Work to do: Copy exactly, and only, the lines between the line holding "What TikZ code" and the line holding "(0,0) rectangle (831,601);", inclusive; skip the pictures.

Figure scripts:

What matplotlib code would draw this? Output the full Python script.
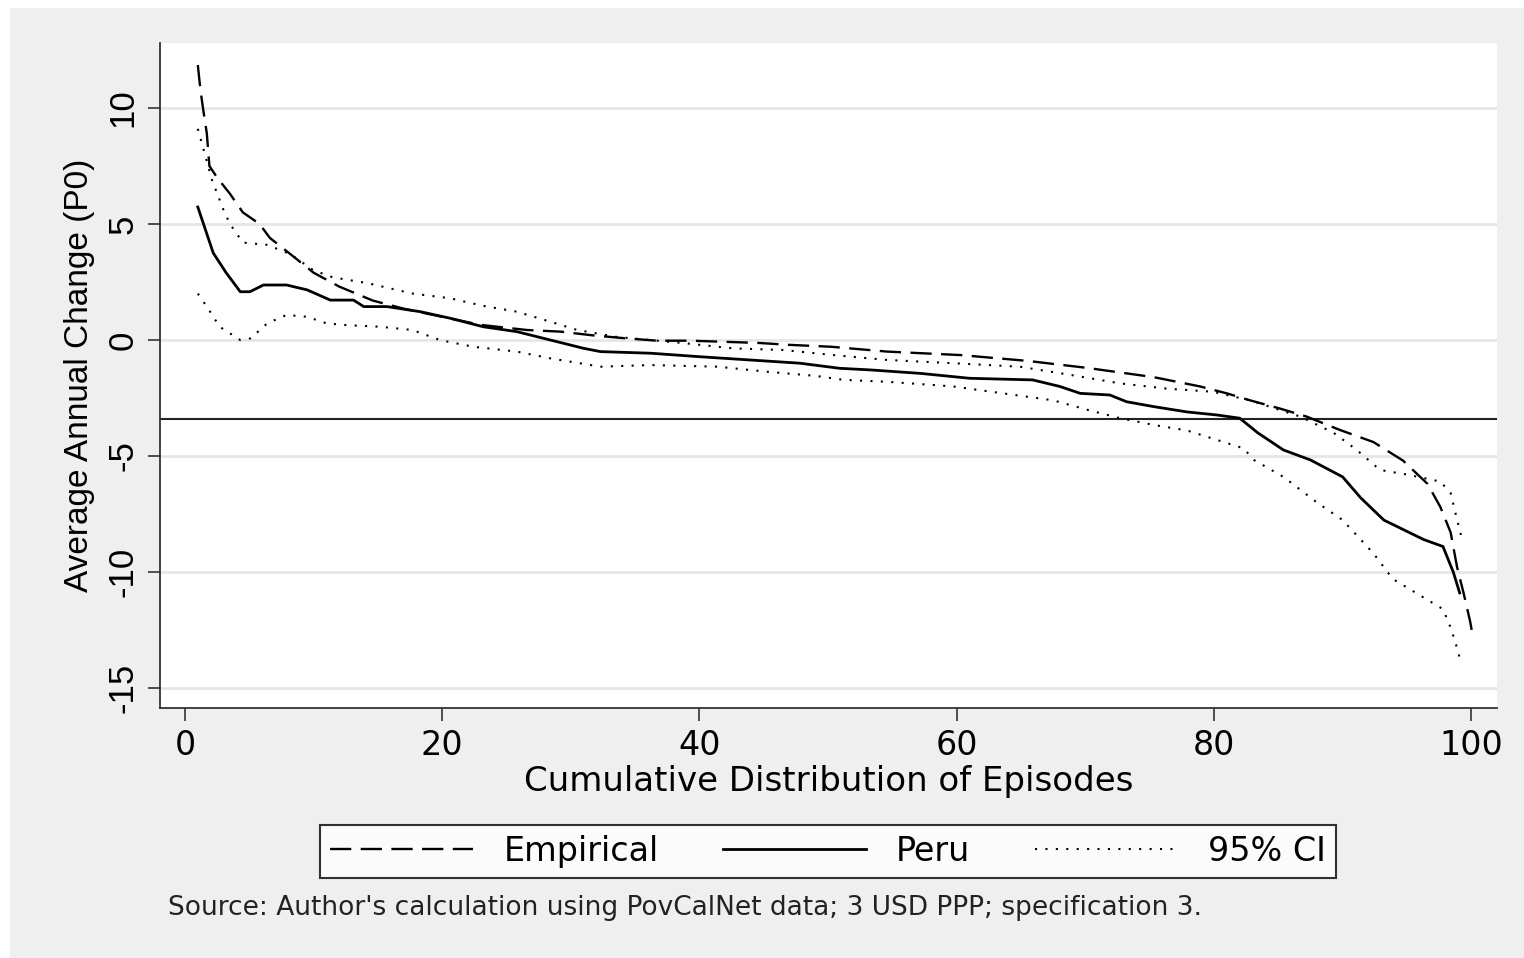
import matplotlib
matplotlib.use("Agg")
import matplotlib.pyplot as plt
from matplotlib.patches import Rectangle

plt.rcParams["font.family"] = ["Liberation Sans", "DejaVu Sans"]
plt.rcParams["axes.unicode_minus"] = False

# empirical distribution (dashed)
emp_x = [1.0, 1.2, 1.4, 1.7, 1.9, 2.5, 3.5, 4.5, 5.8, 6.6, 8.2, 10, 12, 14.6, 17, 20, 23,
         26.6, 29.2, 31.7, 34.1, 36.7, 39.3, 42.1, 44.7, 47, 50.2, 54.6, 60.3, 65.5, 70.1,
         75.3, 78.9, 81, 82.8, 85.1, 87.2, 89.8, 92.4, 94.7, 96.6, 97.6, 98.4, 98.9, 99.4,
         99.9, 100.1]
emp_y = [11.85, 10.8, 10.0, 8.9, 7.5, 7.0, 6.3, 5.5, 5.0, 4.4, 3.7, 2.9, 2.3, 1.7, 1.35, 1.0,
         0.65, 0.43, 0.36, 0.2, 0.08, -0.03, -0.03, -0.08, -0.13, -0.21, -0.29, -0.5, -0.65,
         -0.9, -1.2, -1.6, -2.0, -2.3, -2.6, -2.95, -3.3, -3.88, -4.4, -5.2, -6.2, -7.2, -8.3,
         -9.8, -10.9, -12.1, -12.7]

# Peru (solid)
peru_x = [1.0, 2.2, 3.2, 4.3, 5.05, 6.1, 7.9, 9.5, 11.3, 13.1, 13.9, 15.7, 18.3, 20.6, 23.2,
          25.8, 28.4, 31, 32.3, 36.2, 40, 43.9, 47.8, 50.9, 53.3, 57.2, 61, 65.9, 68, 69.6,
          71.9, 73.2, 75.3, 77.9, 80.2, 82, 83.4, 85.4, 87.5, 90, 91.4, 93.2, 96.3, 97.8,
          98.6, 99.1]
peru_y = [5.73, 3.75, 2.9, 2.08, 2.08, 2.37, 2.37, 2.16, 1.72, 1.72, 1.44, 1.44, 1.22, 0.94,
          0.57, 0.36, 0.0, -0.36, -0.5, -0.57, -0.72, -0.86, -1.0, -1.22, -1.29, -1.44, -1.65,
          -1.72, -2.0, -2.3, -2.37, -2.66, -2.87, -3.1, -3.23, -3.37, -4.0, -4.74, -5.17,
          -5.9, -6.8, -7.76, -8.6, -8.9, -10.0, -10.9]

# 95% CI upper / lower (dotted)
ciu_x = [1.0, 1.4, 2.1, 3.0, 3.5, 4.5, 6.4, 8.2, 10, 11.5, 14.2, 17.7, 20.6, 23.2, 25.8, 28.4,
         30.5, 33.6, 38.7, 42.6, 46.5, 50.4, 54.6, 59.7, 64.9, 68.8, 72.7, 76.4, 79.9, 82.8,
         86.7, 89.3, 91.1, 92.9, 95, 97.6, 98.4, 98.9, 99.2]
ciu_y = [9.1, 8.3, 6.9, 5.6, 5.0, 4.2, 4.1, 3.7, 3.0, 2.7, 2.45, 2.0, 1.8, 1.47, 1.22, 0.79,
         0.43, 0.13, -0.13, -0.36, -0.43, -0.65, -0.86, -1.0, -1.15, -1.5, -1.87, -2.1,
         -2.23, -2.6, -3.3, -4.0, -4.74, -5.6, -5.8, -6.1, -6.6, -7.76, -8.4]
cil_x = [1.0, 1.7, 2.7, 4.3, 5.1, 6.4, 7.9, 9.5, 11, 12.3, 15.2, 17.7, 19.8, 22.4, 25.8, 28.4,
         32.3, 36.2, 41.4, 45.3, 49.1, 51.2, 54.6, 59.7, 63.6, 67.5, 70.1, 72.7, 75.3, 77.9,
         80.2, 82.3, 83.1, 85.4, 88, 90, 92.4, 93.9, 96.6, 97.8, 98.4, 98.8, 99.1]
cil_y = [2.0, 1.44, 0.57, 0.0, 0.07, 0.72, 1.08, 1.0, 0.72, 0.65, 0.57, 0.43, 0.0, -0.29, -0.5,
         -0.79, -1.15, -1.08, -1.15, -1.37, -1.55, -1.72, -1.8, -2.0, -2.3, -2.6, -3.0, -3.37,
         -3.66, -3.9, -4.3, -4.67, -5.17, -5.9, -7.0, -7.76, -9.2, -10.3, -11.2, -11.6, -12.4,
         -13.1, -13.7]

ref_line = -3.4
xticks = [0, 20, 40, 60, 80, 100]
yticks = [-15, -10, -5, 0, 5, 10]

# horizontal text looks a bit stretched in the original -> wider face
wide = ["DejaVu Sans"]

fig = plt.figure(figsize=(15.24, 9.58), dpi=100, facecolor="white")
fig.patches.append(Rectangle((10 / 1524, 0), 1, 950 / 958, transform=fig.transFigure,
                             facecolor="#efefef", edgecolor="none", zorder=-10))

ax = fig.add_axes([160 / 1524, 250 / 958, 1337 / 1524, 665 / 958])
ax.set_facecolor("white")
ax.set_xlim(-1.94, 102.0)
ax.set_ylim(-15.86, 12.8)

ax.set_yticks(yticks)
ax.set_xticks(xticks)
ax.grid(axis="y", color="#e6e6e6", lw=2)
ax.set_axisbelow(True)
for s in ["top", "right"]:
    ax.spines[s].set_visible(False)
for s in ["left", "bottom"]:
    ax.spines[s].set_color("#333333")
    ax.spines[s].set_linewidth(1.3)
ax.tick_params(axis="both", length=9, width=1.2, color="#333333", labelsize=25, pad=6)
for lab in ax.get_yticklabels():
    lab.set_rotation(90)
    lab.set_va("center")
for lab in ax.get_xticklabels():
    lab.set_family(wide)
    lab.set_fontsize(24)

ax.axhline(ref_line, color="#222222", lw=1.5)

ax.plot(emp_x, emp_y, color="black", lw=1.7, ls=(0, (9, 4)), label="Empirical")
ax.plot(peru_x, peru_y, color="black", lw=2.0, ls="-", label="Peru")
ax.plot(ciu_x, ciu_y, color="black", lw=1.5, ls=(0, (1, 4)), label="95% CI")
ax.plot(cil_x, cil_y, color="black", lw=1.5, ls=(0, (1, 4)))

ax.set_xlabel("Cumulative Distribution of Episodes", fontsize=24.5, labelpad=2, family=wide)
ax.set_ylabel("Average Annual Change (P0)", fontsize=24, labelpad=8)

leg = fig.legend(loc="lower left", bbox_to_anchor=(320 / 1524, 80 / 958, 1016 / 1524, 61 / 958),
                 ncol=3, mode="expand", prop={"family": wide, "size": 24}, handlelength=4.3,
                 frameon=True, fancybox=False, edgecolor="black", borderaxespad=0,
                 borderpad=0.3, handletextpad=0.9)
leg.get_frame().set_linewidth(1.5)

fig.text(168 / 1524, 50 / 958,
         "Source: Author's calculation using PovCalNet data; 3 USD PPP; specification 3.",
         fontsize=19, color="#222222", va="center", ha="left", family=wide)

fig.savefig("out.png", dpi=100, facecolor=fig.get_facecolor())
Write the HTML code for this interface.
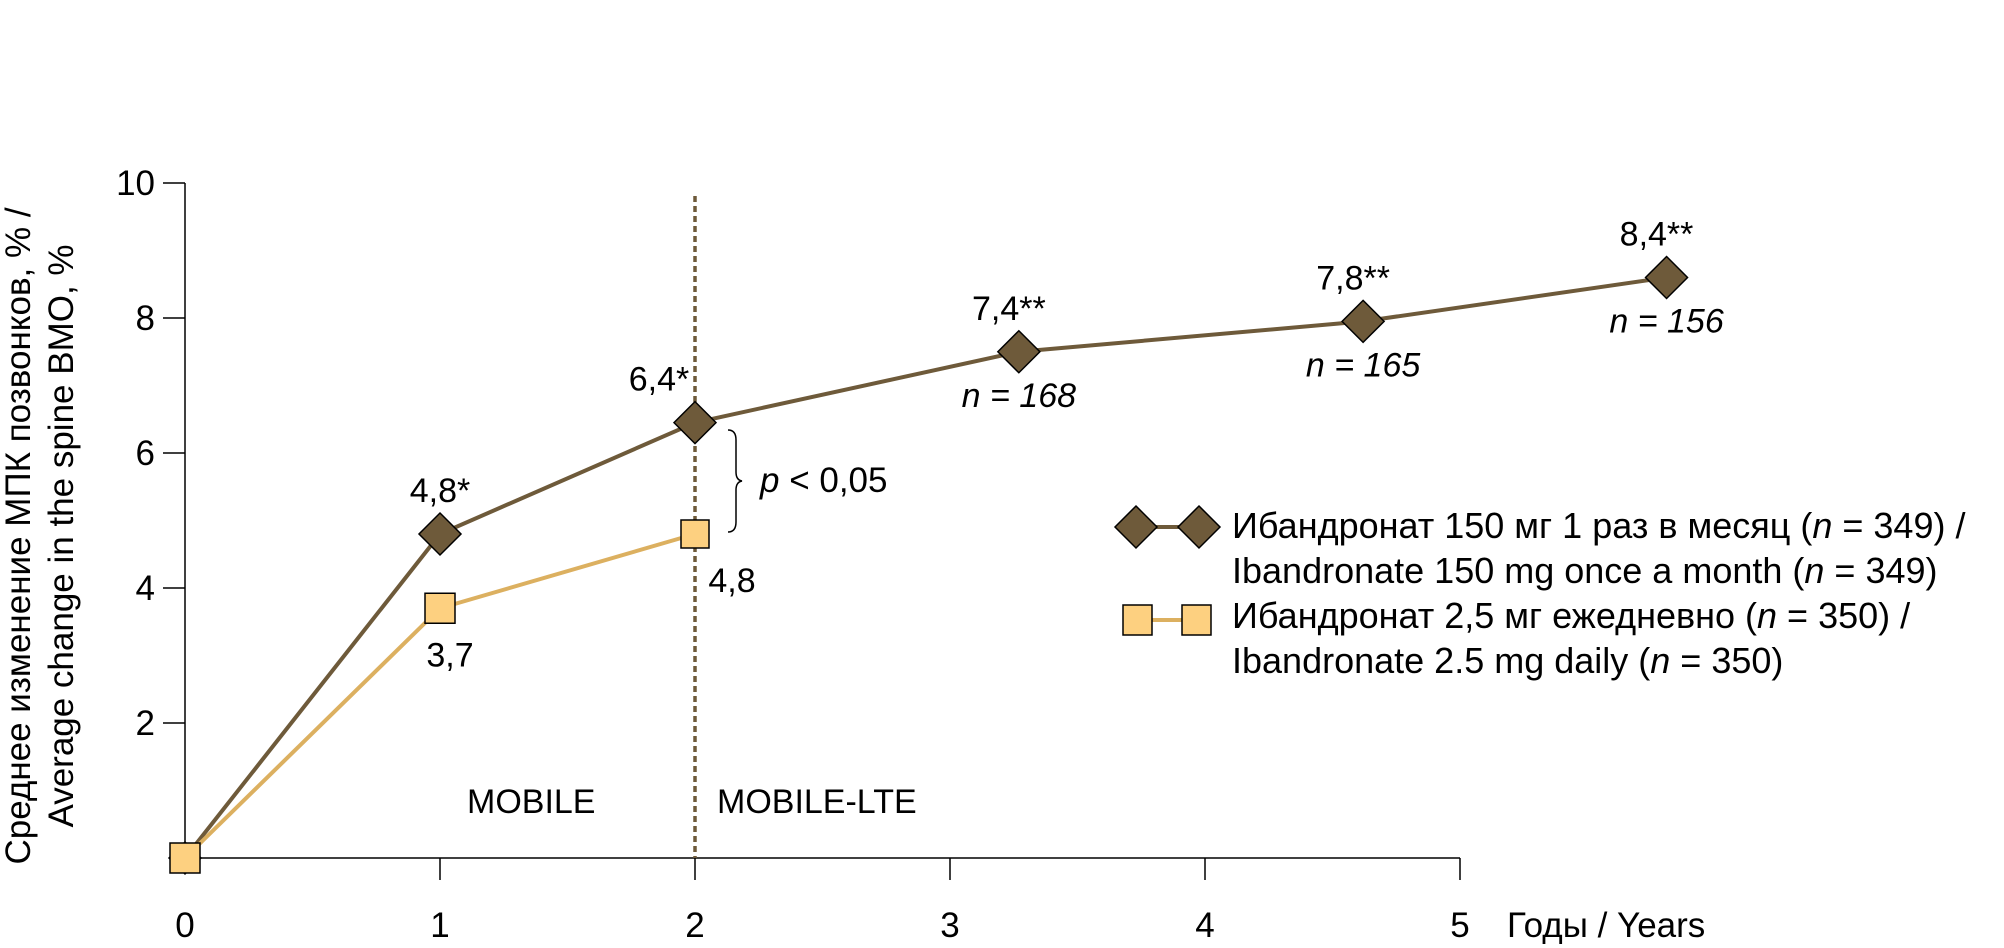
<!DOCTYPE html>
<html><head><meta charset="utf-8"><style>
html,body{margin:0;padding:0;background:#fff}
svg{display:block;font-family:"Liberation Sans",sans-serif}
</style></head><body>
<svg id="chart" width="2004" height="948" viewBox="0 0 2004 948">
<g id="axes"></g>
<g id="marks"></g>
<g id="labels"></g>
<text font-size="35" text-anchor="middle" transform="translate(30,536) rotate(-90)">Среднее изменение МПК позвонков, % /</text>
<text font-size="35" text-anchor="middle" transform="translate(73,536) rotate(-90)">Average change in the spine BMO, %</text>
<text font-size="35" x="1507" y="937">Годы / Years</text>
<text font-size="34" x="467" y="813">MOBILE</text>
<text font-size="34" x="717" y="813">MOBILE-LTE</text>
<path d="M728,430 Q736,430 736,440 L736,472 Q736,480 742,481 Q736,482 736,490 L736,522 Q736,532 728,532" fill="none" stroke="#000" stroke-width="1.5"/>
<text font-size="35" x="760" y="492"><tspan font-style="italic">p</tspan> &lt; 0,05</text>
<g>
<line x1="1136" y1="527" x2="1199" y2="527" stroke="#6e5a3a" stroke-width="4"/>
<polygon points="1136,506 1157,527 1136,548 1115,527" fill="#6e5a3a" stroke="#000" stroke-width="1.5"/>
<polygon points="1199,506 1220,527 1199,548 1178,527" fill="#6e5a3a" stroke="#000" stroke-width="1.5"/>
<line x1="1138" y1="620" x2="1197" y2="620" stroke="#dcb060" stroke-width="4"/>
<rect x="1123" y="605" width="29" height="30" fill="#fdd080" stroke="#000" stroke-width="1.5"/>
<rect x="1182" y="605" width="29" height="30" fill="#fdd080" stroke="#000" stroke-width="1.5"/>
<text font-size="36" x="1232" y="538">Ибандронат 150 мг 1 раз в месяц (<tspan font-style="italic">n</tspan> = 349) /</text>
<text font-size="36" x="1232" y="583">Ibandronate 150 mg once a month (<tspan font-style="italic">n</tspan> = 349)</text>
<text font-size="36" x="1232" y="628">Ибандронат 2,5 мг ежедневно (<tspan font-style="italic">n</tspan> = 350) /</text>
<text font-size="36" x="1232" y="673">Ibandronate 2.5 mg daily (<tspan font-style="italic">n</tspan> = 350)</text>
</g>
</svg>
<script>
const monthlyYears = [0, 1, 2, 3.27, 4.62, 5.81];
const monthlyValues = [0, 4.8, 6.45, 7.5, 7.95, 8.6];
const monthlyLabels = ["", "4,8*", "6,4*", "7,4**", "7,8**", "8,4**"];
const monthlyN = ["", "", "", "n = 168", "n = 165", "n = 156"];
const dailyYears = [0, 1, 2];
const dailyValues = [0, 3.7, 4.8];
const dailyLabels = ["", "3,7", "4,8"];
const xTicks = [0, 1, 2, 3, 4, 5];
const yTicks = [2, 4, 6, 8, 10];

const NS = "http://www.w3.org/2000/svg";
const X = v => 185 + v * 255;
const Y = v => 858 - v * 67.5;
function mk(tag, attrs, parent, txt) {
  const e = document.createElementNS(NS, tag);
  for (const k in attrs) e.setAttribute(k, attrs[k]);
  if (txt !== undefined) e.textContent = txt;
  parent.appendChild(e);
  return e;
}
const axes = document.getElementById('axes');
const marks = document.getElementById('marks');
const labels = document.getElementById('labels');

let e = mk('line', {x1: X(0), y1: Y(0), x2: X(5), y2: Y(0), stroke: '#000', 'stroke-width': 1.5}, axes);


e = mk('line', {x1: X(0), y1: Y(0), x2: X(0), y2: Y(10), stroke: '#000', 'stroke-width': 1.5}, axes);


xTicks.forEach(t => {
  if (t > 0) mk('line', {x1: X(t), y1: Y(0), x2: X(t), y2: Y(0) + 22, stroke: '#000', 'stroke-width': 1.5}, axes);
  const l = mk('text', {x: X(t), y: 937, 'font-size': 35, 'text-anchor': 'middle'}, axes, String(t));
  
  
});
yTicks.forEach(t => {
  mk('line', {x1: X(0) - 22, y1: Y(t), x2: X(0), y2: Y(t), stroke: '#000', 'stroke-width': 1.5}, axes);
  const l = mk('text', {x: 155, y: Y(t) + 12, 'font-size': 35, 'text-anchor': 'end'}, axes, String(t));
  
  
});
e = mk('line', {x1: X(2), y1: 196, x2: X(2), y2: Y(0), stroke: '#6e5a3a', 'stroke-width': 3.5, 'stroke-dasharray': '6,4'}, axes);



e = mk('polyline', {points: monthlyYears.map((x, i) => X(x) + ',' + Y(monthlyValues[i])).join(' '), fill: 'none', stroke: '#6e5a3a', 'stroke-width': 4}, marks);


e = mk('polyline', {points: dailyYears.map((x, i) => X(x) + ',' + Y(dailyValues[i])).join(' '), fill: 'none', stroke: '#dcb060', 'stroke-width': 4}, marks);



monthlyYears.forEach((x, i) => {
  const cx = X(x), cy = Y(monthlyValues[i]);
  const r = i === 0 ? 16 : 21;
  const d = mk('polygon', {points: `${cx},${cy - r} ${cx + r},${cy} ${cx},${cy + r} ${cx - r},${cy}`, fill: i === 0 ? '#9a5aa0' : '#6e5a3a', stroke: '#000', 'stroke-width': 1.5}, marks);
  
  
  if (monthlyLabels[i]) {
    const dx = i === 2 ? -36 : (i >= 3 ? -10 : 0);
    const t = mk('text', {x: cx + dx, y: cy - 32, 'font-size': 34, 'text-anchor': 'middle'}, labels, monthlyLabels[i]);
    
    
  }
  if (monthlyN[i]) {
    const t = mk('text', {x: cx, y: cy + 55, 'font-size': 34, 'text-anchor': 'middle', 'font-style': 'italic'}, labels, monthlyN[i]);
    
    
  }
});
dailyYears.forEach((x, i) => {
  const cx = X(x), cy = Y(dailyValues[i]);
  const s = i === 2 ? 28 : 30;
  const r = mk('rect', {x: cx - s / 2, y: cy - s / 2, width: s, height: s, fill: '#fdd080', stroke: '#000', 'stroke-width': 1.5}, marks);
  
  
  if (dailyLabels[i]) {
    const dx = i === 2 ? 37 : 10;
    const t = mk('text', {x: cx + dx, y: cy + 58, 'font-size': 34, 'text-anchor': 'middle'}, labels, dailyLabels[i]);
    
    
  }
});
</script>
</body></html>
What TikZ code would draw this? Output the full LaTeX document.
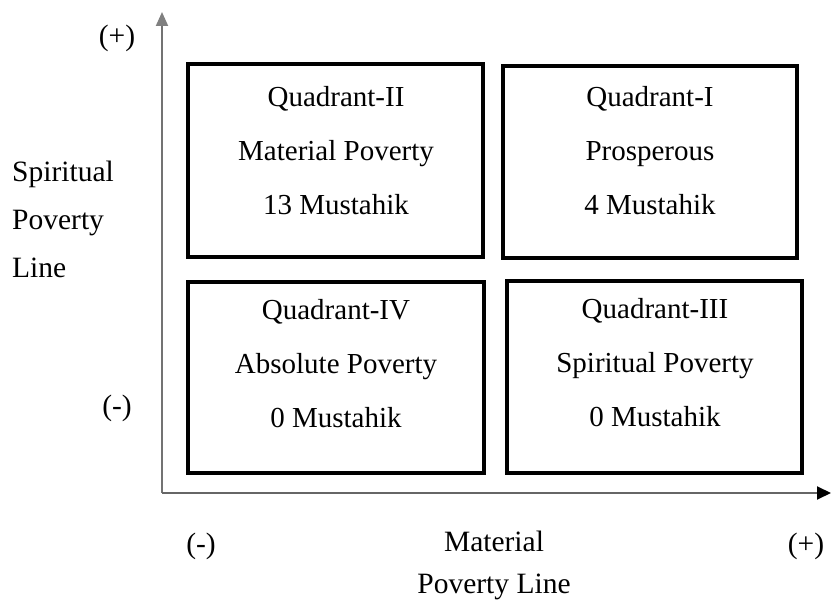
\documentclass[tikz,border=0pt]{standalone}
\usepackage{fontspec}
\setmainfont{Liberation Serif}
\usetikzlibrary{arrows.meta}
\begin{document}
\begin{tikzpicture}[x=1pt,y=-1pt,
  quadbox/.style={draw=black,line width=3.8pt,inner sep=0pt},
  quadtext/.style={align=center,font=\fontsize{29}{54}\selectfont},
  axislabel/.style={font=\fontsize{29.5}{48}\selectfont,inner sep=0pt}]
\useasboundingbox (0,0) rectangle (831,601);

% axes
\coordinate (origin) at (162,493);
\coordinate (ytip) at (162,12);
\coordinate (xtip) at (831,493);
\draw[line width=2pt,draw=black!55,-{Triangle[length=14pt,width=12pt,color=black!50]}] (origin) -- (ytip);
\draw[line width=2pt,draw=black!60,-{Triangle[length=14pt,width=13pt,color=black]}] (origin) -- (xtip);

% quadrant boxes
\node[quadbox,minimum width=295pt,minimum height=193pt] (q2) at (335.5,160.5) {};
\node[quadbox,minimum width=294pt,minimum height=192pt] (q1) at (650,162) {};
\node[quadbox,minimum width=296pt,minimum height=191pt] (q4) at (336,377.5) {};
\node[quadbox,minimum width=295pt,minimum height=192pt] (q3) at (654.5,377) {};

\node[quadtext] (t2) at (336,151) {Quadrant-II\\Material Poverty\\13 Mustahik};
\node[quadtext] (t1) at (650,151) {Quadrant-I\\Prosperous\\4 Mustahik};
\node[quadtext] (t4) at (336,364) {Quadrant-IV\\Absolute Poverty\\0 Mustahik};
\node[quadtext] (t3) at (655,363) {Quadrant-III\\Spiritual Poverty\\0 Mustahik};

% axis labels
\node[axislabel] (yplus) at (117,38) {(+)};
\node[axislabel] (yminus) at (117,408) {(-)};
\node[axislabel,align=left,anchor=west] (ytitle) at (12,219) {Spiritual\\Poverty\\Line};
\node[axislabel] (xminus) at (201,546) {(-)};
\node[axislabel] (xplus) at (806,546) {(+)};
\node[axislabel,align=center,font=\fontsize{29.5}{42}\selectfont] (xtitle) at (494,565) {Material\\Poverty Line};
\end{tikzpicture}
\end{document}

Full solution:
What TikZ code would draw this? Output the full LaTeX document.
\documentclass[tikz,border=0pt]{standalone}
\usepackage{fontspec}
\setmainfont{Liberation Serif}
\usetikzlibrary{arrows.meta}
\begin{document}
\begin{tikzpicture}[x=1pt,y=-1pt,
  quadbox/.style={draw=black,line width=3.8pt,inner sep=0pt},
  quadtext/.style={align=center,font=\fontsize{29}{54}\selectfont},
  axislabel/.style={font=\fontsize{29.5}{48}\selectfont,inner sep=0pt}]
\useasboundingbox (0,0) rectangle (831,601);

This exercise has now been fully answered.